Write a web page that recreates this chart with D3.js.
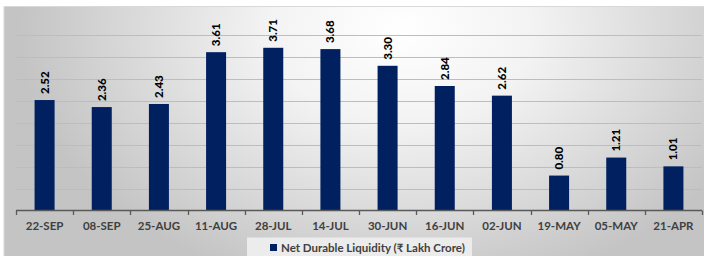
<!DOCTYPE html>
<html><head><meta charset="utf-8">
<script src="https://cdn.jsdelivr.net/npm/d3@7"></script>
<style>html,body{margin:0;padding:0;background:#fff;}svg{display:block;}</style>
</head><body>
<script>
const categories = ["22-SEP","08-SEP","25-AUG","11-AUG","28-JUL","14-JUL","30-JUN","16-JUN","02-JUN","19-MAY","05-MAY","21-APR"];
const values = [2.52,2.36,2.43,3.61,3.71,3.68,3.30,2.84,2.62,0.80,1.21,1.01];
const gridTicks = [0.5,1,1.5,2,2.5,3,3.5,4];
const seriesName = "Net Durable Liquidity (₹ Lakh Crore)";

const W = 704, H = 256;
const svg = d3.select("body").append("svg").attr("width", W).attr("height", H);
const defs = svg.append("defs");
const rg = defs.append("radialGradient").attr("id","bg").attr("gradientUnits","userSpaceOnUse")
  .attr("cx",400).attr("cy",30).attr("r",380).attr("gradientTransform","translate(400 30) scale(1 0.7) translate(-400 -30)");
rg.append("stop").attr("offset","0%").attr("stop-color","#ffffff");
rg.append("stop").attr("offset","35%").attr("stop-color","#f3f3f3");
rg.append("stop").attr("offset","100%").attr("stop-color","#c4c4c4");

svg.append("rect").attr("x",4).attr("y",6.5).attr("width",W).attr("height",H)
  .attr("fill","url(#bg)").attr("stroke","#d9d9d9").attr("stroke-width",1);

const x = d3.scaleBand().domain(categories).range([16, 702]).paddingInner(0.65).paddingOuter(0.325);
const y = d3.scaleLinear().domain([0, 4.5]).range([210.7, 13.1]);

// gridlines
svg.append("g").selectAll("line").data(gridTicks).join("line")
  .attr("x1",16).attr("x2",702).attr("y1",d=>Math.round(y(d))+0.5).attr("y2",d=>Math.round(y(d))+0.5)
  .attr("stroke","#bdbdbd").attr("stroke-width",1);

// bars
svg.append("g").selectAll("rect").data(values).join("rect")
  .attr("x",(d,i)=>x(categories[i])).attr("width",x.bandwidth())
  .attr("y",d=>y(d)).attr("height",d=>y(0)-y(d)).attr("fill","#002060");

// axis
const step = x.step();
const ax = svg.append("g");
ax.append("line").attr("x1",16).attr("x2",702).attr("y1",210.5).attr("y2",210.5).attr("stroke","#595959").attr("stroke-width",1.3);
const edges = d3.range(categories.length+1).map(i=>16+i*step);
ax.selectAll("line.t").data(edges).join("line").attr("class","t")
  .attr("x1",d=>Math.round(d)+0.5).attr("x2",d=>Math.round(d)+0.5).attr("y1",210.5).attr("y2",215)
  .attr("stroke","#595959").attr("stroke-width",1.3);
ax.selectAll("text").data(categories).join("text")
  .attr("x",d=>x(d)+x.bandwidth()/2).attr("y",229.5).attr("text-anchor","middle")
  .attr("font-family","Lato, 'Open Sans', sans-serif").attr("font-weight","bold").attr("font-size","11.5px")
  .attr("fill","#404040").text(d=>d);

// data labels
svg.append("g").selectAll("text").data(values).join("text")
  .attr("transform",(d,i)=>`translate(${x(categories[i])+x.bandwidth()/2+4},${y(d)-6}) rotate(-90)`)
  .attr("text-anchor","start")
  .attr("font-family","Lato, 'Open Sans', sans-serif").attr("font-weight","900").attr("font-size","11.5px")
  .attr("fill","#000").text(d=>d.toFixed(2));

// legend
const lg = svg.append("g");
lg.append("rect").attr("x",247).attr("y",237.5).attr("width",225).attr("height",20).attr("fill","#ececec");
lg.append("rect").attr("x",270).attr("y",244).attr("width",7).attr("height",7).attr("fill","#002060");
lg.append("text").attr("x",281).attr("y",251.5)
  .attr("font-family","Lato, 'Open Sans', sans-serif").attr("font-weight","bold").attr("font-size","11.5px")
  .attr("fill","#404040").text(seriesName);
</script>
</body></html>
□ □ □ □
▶ [Task prompt] Quote everything in the listing above exactly; pictures are the only thing to omit.

▶ [Solution to this exercise]
Write a web page that recreates this chart with D3.js.
<!DOCTYPE html>
<html><head><meta charset="utf-8">
<script src="https://cdn.jsdelivr.net/npm/d3@7"></script>
<style>html,body{margin:0;padding:0;background:#fff;}svg{display:block;}</style>
</head><body>
<script>
const categories = ["22-SEP","08-SEP","25-AUG","11-AUG","28-JUL","14-JUL","30-JUN","16-JUN","02-JUN","19-MAY","05-MAY","21-APR"];
const values = [2.52,2.36,2.43,3.61,3.71,3.68,3.30,2.84,2.62,0.80,1.21,1.01];
const gridTicks = [0.5,1,1.5,2,2.5,3,3.5,4];
const seriesName = "Net Durable Liquidity (₹ Lakh Crore)";

const W = 704, H = 256;
const svg = d3.select("body").append("svg").attr("width", W).attr("height", H);
const defs = svg.append("defs");
const rg = defs.append("radialGradient").attr("id","bg").attr("gradientUnits","userSpaceOnUse")
  .attr("cx",400).attr("cy",30).attr("r",380).attr("gradientTransform","translate(400 30) scale(1 0.7) translate(-400 -30)");
rg.append("stop").attr("offset","0%").attr("stop-color","#ffffff");
rg.append("stop").attr("offset","35%").attr("stop-color","#f3f3f3");
rg.append("stop").attr("offset","100%").attr("stop-color","#c4c4c4");

svg.append("rect").attr("x",4).attr("y",6.5).attr("width",W).attr("height",H)
  .attr("fill","url(#bg)").attr("stroke","#d9d9d9").attr("stroke-width",1);

const x = d3.scaleBand().domain(categories).range([16, 702]).paddingInner(0.65).paddingOuter(0.325);
const y = d3.scaleLinear().domain([0, 4.5]).range([210.7, 13.1]);

// gridlines
svg.append("g").selectAll("line").data(gridTicks).join("line")
  .attr("x1",16).attr("x2",702).attr("y1",d=>Math.round(y(d))+0.5).attr("y2",d=>Math.round(y(d))+0.5)
  .attr("stroke","#bdbdbd").attr("stroke-width",1);

// bars
svg.append("g").selectAll("rect").data(values).join("rect")
  .attr("x",(d,i)=>x(categories[i])).attr("width",x.bandwidth())
  .attr("y",d=>y(d)).attr("height",d=>y(0)-y(d)).attr("fill","#002060");

// axis
const step = x.step();
const ax = svg.append("g");
ax.append("line").attr("x1",16).attr("x2",702).attr("y1",210.5).attr("y2",210.5).attr("stroke","#595959").attr("stroke-width",1.3);
const edges = d3.range(categories.length+1).map(i=>16+i*step);
ax.selectAll("line.t").data(edges).join("line").attr("class","t")
  .attr("x1",d=>Math.round(d)+0.5).attr("x2",d=>Math.round(d)+0.5).attr("y1",210.5).attr("y2",215)
  .attr("stroke","#595959").attr("stroke-width",1.3);
ax.selectAll("text").data(categories).join("text")
  .attr("x",d=>x(d)+x.bandwidth()/2).attr("y",229.5).attr("text-anchor","middle")
  .attr("font-family","Lato, 'Open Sans', sans-serif").attr("font-weight","bold").attr("font-size","11.5px")
  .attr("fill","#404040").text(d=>d);

// data labels
svg.append("g").selectAll("text").data(values).join("text")
  .attr("transform",(d,i)=>`translate(${x(categories[i])+x.bandwidth()/2+4},${y(d)-6}) rotate(-90)`)
  .attr("text-anchor","start")
  .attr("font-family","Lato, 'Open Sans', sans-serif").attr("font-weight","900").attr("font-size","11.5px")
  .attr("fill","#000").text(d=>d.toFixed(2));

// legend
const lg = svg.append("g");
lg.append("rect").attr("x",247).attr("y",237.5).attr("width",225).attr("height",20).attr("fill","#ececec");
lg.append("rect").attr("x",270).attr("y",244).attr("width",7).attr("height",7).attr("fill","#002060");
lg.append("text").attr("x",281).attr("y",251.5)
  .attr("font-family","Lato, 'Open Sans', sans-serif").attr("font-weight","bold").attr("font-size","11.5px")
  .attr("fill","#404040").text(seriesName);
</script>
</body></html>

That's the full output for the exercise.